Thanks to all of you who participated in the peer review for SoME2 over the last two weeks. Once the dust settled, over 10,000 votes were cast in total!
The next step is for us, together with a few other people I’ve pulled in from the math communication space, to give a close look and the entries which bubbled to the top so as to choose a few winners. We’ll be looking at at least the top 100, as ranked by the peer review process.
There were slightly fewer than four times as many video entries as non-video entries, so splitting those evenly would mean categorizing roughly 22 non-video entries and 78 video entries as “top 100”. I’ll probably just round those up, making it 25 and 80, and if last year is any indication, I’ll keep watching many past that point anyway.
If your entry is among those top 100 (or 105 I guess?), you’ll receive an email from us within in the next day or two to let you know. Hopefully, this goes without saying, but “top 100” should be taken with a grain of salt. The intent of the peer review is not to give an absolute ranking of the value of all entries, it’s to generate a set such that it’s exceedingly likely that the top 5 we’d choose if we looked at all of the entries exist within that set.
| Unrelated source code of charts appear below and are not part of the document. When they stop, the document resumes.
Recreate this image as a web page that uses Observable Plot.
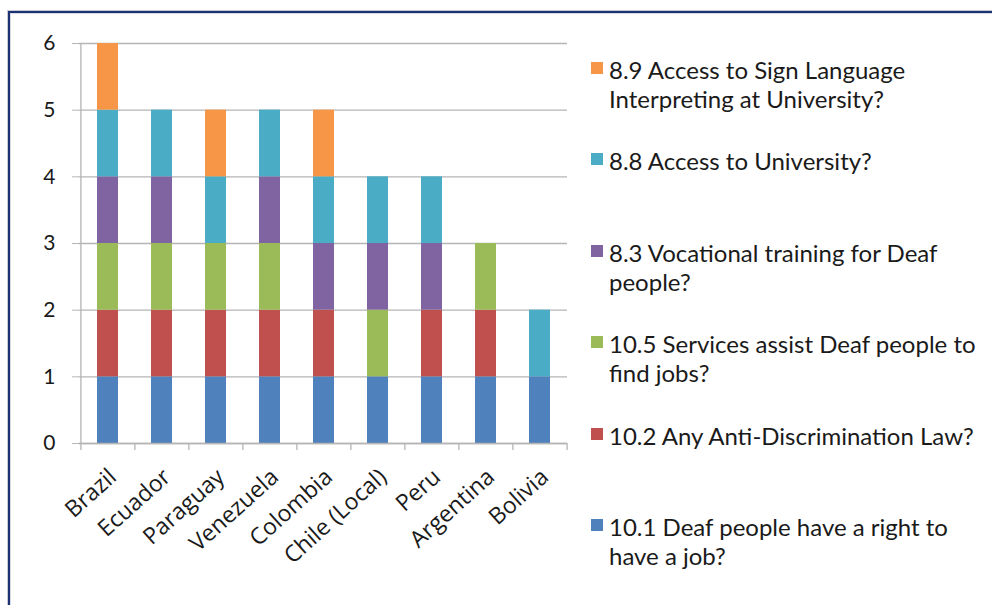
<!DOCTYPE html>
<html><head><meta charset="utf-8">
<script src="https://cdn.jsdelivr.net/npm/d3@7"></script>
<script src="https://cdn.jsdelivr.net/npm/@observablehq/plot@0.6"></script>
<style>
html,body{margin:0;padding:0;background:#fff;}
#page{position:relative;width:992px;height:605px;overflow:hidden;background:#fff;font-family:Lato, sans-serif;}
#frame{position:absolute;left:8px;top:11px;width:1000px;height:700px;border-left:2px solid #1d3272;border-top:2px solid #1d3272;box-shadow:-1px -1px 0 #c5cad6, inset 1px 1px 0 #d6dae3;}
#chart{position:absolute;left:0;top:0;}
#legend{position:absolute;left:590px;top:55px;width:400px;}
.item{position:relative;height:91.4px;}
.sw{position:absolute;left:1px;top:7px;width:12px;height:12px;}
.lab{position:absolute;left:19px;top:0;font-size:24px;line-height:29px;color:#1a1a1a;white-space:nowrap;}
</style></head>
<body>
<div id="page"><div id="frame"></div><div id="chart"></div><div id="legend"></div></div>
<script>
// Categories
const countries = ["Brazil","Ecuador","Paraguay","Venezuela","Colombia","Chile (Local)","Peru","Argentina","Bolivia"];
// Series labels (bottom of stack first), as displayed lines in the legend
const seriesLines = [
  ["10.1 Deaf people have a right to", "have a job?"],
  ["10.2 Any Anti-Discrimination Law?"],
  ["10.5 Services assist Deaf people to", "find jobs?"],
  ["8.3 Vocational training for Deaf", "people?"],
  ["8.8 Access to University?"],
  ["8.9 Access to Sign Language", "Interpreting at University?"]
];
const seriesColors = ["#4f81bd","#c0504d","#9bbb59","#8064a2","#4bacc6","#f79646"];
// Values (1 = yes) per series, in country order
const q10_1 = [1,1,1,1,1,1,1,1,1];
const q10_2 = [1,1,1,1,1,0,1,1,0];
const q10_5 = [1,1,1,1,0,1,0,1,0];
const q8_3  = [1,1,0,1,1,1,1,0,0];
const q8_8  = [1,1,1,1,1,1,1,0,1];
const q8_9  = [1,0,1,0,1,0,0,0,0];
const yTicks = [0,1,2,3,4,5,6];

const seriesValues = [q10_1,q10_2,q10_5,q8_3,q8_8,q8_9];
const seriesNames = seriesLines.map(l => l.join(" "));
const data = [];
seriesValues.forEach((vals, s) => vals.forEach((v, i) => data.push({country: countries[i], series: seriesNames[s], value: v})));

const W = 600, H = 600, mL = 79, mR = 33, mT = 43, mB = 157;
const step = (W - mL - mR) / countries.length;

const chart = Plot.plot({
  width: W, height: H,
  marginLeft: mL, marginRight: mR, marginTop: mT, marginBottom: mB,
  style: {fontFamily: "Lato, sans-serif", background: "transparent", color: "#1a1a1a"},
  x: {domain: countries, paddingInner: 0.62, paddingOuter: 0.31, label: null},
  y: {domain: [0, 6], label: null},
  color: {domain: seriesNames, range: seriesColors},
  marks: [
    Plot.gridY(yTicks, {stroke: "#b5b5b5", strokeOpacity: 1, strokeWidth: 1.3}),
    Plot.barY(data, {x: "country", y: "value", fill: "series", order: seriesNames}),
    Plot.ruleX([0], {x: () => countries[0], stroke: "#b5b5b5", strokeWidth: 1.3, dx: -step/2}),
    Plot.ruleY([0], {stroke: "#b5b5b5", strokeWidth: 1.3}),
    Plot.ruleX(countries, {x: d => d, y1: 0, y2: 0, insetTop: 7, stroke: "#b5b5b5", strokeWidth: 1.3, dx: -step/2}),
    Plot.ruleX([countries[countries.length-1]], {x: d => d, y1: 0, y2: 0, insetTop: 7, stroke: "#b5b5b5", strokeWidth: 1.3, dx: step/2}),
    Plot.axisY(yTicks, {tickSize: 7, tickPadding: 17, tickFormat: d => String(d), stroke: "#b5b5b5", fontSize: 21, fill: "#1a1a1a", label: null}),
    Plot.axisX({tickSize: 0, tickPadding: 30, dx: 5, tickRotate: -42, fontSize: 23, fontFamily: "'Open Sans', sans-serif", fill: "#1a1a1a", label: null})
  ]
});
document.getElementById("chart").appendChild(chart);

const legend = document.getElementById("legend");
for (let s = seriesLines.length - 1; s >= 0; s--) {
  const item = document.createElement("div");
  item.className = "item";
  const sw = document.createElement("div");
  sw.className = "sw";
  sw.style.background = seriesColors[s];
  const lab = document.createElement("div");
  lab.className = "lab";
  lab.innerHTML = seriesLines[s].join("<br>");
  item.appendChild(sw); item.appendChild(lab);
  legend.appendChild(item);
}
</script>
</body></html>
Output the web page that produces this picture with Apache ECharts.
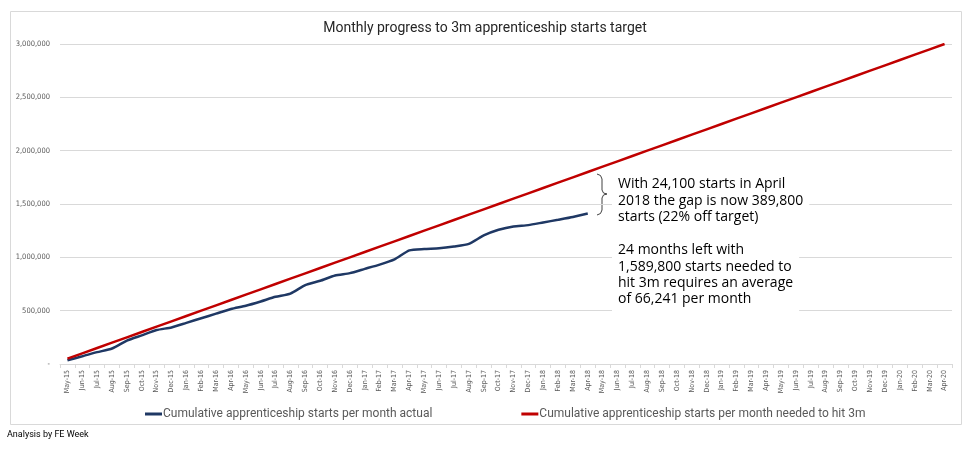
<!DOCTYPE html>
<html>
<head>
<meta charset="utf-8">
<script src="https://cdn.jsdelivr.net/npm/echarts@6/dist/echarts.min.js"></script>
<style>
  html, body { margin: 0; padding: 0; background: #fff; }
  #chart { width: 970px; height: 454px; }
</style>
</head>
<body>
<div id="chart"></div>
<script>
// 月份标签 May-15 .. Apr-20
const months = [
  'May-15','Jun-15','Jul-15','Aug-15','Sep-15','Oct-15','Nov-15','Dec-15',
  'Jan-16','Feb-16','Mar-16','Apr-16','May-16','Jun-16','Jul-16','Aug-16','Sep-16','Oct-16','Nov-16','Dec-16',
  'Jan-17','Feb-17','Mar-17','Apr-17','May-17','Jun-17','Jul-17','Aug-17','Sep-17','Oct-17','Nov-17','Dec-17',
  'Jan-18','Feb-18','Mar-18','Apr-18','May-18','Jun-18','Jul-18','Aug-18','Sep-18','Oct-18','Nov-18','Dec-18',
  'Jan-19','Feb-19','Mar-19','Apr-19','May-19','Jun-19','Jul-19','Aug-19','Sep-19','Oct-19','Nov-19','Dec-19',
  'Jan-20','Feb-20','Mar-20','Apr-20'
]

// 实际累计（到 Apr-18）
const actualStarts = [
  35000, 72000, 111000, 145000, 219000, 268000, 318000, 343000,
  386000, 429000, 472000, 515000, 546000, 586000, 630000, 660000, 740000, 780000, 830000, 852000,
  892000, 932000, 981000, 1065000, 1078000, 1085000, 1102000, 1126000, 1205000, 1258000, 1290000, 1302000,
  1327000, 1352000, 1378000, 1410200
]

// 达到 3m 所需累计
const targetStarts = [
  50000, 100000, 150000, 200000, 250000, 300000, 350000, 400000,
  450000, 500000, 550000, 600000, 650000, 700000, 750000, 800000, 850000, 900000, 950000, 1000000,
  1050000, 1100000, 1150000, 1200000, 1250000, 1300000, 1350000, 1400000, 1450000, 1500000, 1550000, 1600000,
  1650000, 1700000, 1750000, 1800000, 1850000, 1900000, 1950000, 2000000, 2050000, 2100000, 2150000, 2200000,
  2250000, 2300000, 2350000, 2400000, 2450000, 2500000, 2550000, 2600000, 2650000, 2700000, 2750000, 2800000,
  2850000, 2900000, 2950000, 3000000
]

const yTicks = [0, 500000, 1000000, 1500000, 2000000, 2500000, 3000000]

const note1 = 'With 24,100 starts in April\n2018 the gap is now 389,800\nstarts (22% off target)'
const note2 = '24 months left with\n1,589,800 starts needed to\nhit 3m requires an average\nof 66,241 per month'

const axisGray = '#595959'
const gridGray = '#d9d9d9'

const myChart = echarts.init(document.getElementById('chart'))

myChart.setOption({
  animation: false,
  title: {
    text: 'Monthly progress to 3m apprenticeship starts target',
    left: 'center',
    top: 16,
    textStyle: { fontFamily: 'Roboto', fontWeight: 'normal', fontSize: 14, color: '#262626' }
  },
  grid: { left: 60, right: 18, top: 44, bottom: 90 },
  legend: {
    top: 403,
    left: 140,
    itemGap: 89,
    itemWidth: 17,
    itemHeight: 3,
    icon: 'rect',
    textStyle: { fontFamily: 'Roboto', fontSize: 12, color: axisGray, padding: [0, 0, 0, -4] },
    data: [
      'Cumulative apprenticeship starts per month actual',
      'Cumulative apprenticeship starts per month needed to hit 3m'
    ]
  },
  xAxis: {
    type: 'category',
    data: months,
    boundaryGap: true,
    axisLine: { lineStyle: { color: gridGray } },
    axisTick: { show: true, interval: 0, length: 4, lineStyle: { color: gridGray } },
    axisLabel: {
      interval: 0,
      rotate: 90,
      fontFamily: 'DejaVu Sans Condensed',
      fontSize: 7,
      color: axisGray,
      margin: 6
    }
  },
  yAxis: {
    type: 'value',
    min: yTicks[0],
    max: yTicks[yTicks.length - 1],
    interval: 500000,
    axisLine: { show: false },
    axisTick: { show: false },
    splitLine: { lineStyle: { color: gridGray } },
    axisLabel: {
      fontFamily: 'DejaVu Sans Condensed',
      fontSize: 7.5,
      color: axisGray,
      margin: 10,
      formatter: v => (v === 0 ? '-' : v.toLocaleString('en-US'))
    }
  },
  series: [
    {
      name: 'Cumulative apprenticeship starts per month actual',
      type: 'line',
      data: actualStarts,
      showSymbol: false,
      smooth: 0.2,
      lineStyle: { color: '#1f3864', width: 2.5 },
      itemStyle: { color: '#1f3864' }
    },
    {
      name: 'Cumulative apprenticeship starts per month needed to hit 3m',
      type: 'line',
      data: targetStarts,
      showSymbol: false,
      lineStyle: { color: '#c00000', width: 2.5 },
      itemStyle: { color: '#c00000' }
    }
  ],
  graphic: [
    // 外框
    {
      type: 'rect', silent: true,
      shape: { x: 10.5, y: 11.5, width: 951, height: 413 },
      style: { fill: 'none', stroke: gridGray, lineWidth: 1 }
    },
    // 花括号
    {
      type: 'polyline', silent: true,
      shape: {
        points: [[597, 174], [600.5, 175.5], [602, 179], [602, 190], [603.5, 193], [607, 194],
                 [603.5, 195], [602, 198], [602, 210], [600.5, 213.5], [597, 215]]
      },
      style: { fill: 'none', stroke: '#404040', lineWidth: 1 }
    },
    {
      type: 'text', silent: true, left: 612, top: 174, z: 10,
      style: {
        text: note1, fontFamily: 'Open Sans', fontSize: 14, lineHeight: 16.4,
        fill: '#000', backgroundColor: '#fff', padding: [2, 6, 2, 6]
      }
    },
    {
      type: 'text', silent: true, left: 612, top: 240, z: 10,
      style: {
        text: note2, fontFamily: 'Open Sans', fontSize: 14, lineHeight: 16.4,
        fill: '#000', backgroundColor: '#fff', padding: [2, 6, 4, 6]
      }
    },
    {
      type: 'text', silent: true, left: 7, top: 430,
      style: { text: 'Analysis by FE Week', fontFamily: 'Roboto', fontSize: 9, fill: '#000' }
    }
  ]
})

window.addEventListener('resize', () => {
  myChart.resize()
})
</script>
</body>
</html>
It’s the best we can do with the tools we have, but obviously creating a crisp cutoff between who is “100th” and who is “101st” is impossible for such a subjective task.
The target date for a winner announcement video is still September 22nd, so look out for that.
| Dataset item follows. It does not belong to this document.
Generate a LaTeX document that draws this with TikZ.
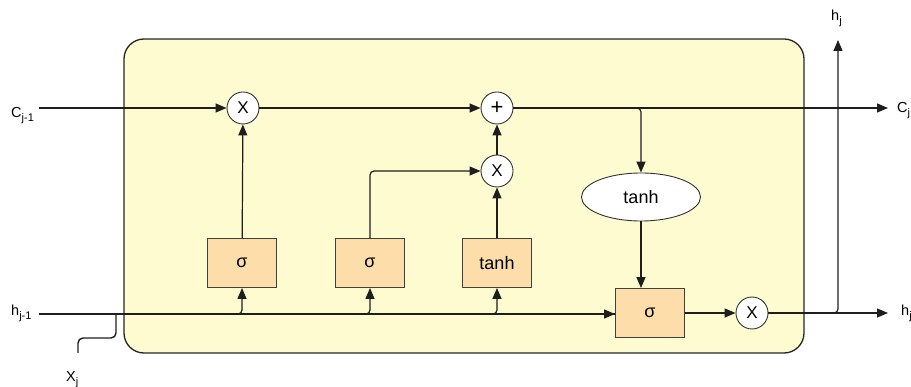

This may be the last announcement you hear from us, so if you have time to share anything that you liked or disliked about how we ran things this year, please feel free to let us know in this feedback form.
Looking forward to seeing what everyone has made!
Grant
Where can I view the submissions?
Was the total number of entries (of video and non-video types) announced? More submissions than last year? Just curious about engagement statistics.